Press Council of India chairman Markandey Katju has blamed the 'colonial inferiority complex' of Indians as the reason for making a 'poor' and 'substandard' Salman Rushdie a great writer.
"Whole problem with the so-called educated Indians of today is that they still suffer from the colonial inferiority complex. So whoever lives in London and New York must be a great writer, while writers living in India are inferior," Katju said in a statement.
"I have read some of Rushdie's works and am of the opinion that he is a poor writer, and but for 'Satanic Verses' (he) would have remained largely unknown. Even 'Midnight's Children' is hardly great literature," he said.
On the controversy surrounding Rushdie during the Jaipur Literary Fest that ended Tuesday, Katju said: "I am not in favour of religious obscurantism. But neither do I wish to elevate a sub-standard writer into a hero."
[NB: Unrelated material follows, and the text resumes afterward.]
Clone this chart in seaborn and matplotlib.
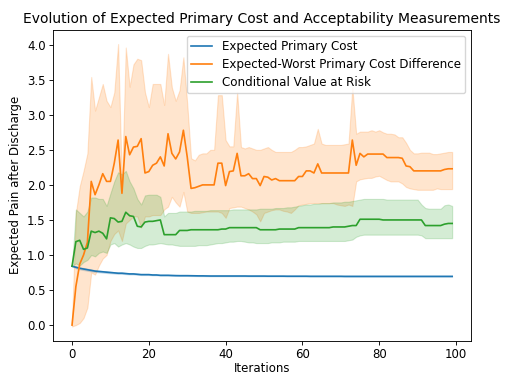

"Salman Rushdie dominated the Jaipur Literature Festival. I do not wish to get into the controversy whether banning him was correct or not. I am raising a much more fundamental issue," he said.
Referring to the Jaipur festival, Katju said one would have expected "serious discussion on literature, particularly indigenous literature" of the likes of Kabir, Premchand, Sharat Chandra, Manto, Ghalib, Faiz, Kazi Nazrul Islam and Subramania Bharti.
"Instead the total focus at Jaipur appeared to be Rushdie. Two personalities linked with films were projected as 'the finest poets' in India, though to my mind their work is of a very inferior order. This is the low level to which the Jaipur Festival sank," the PCI chairman said.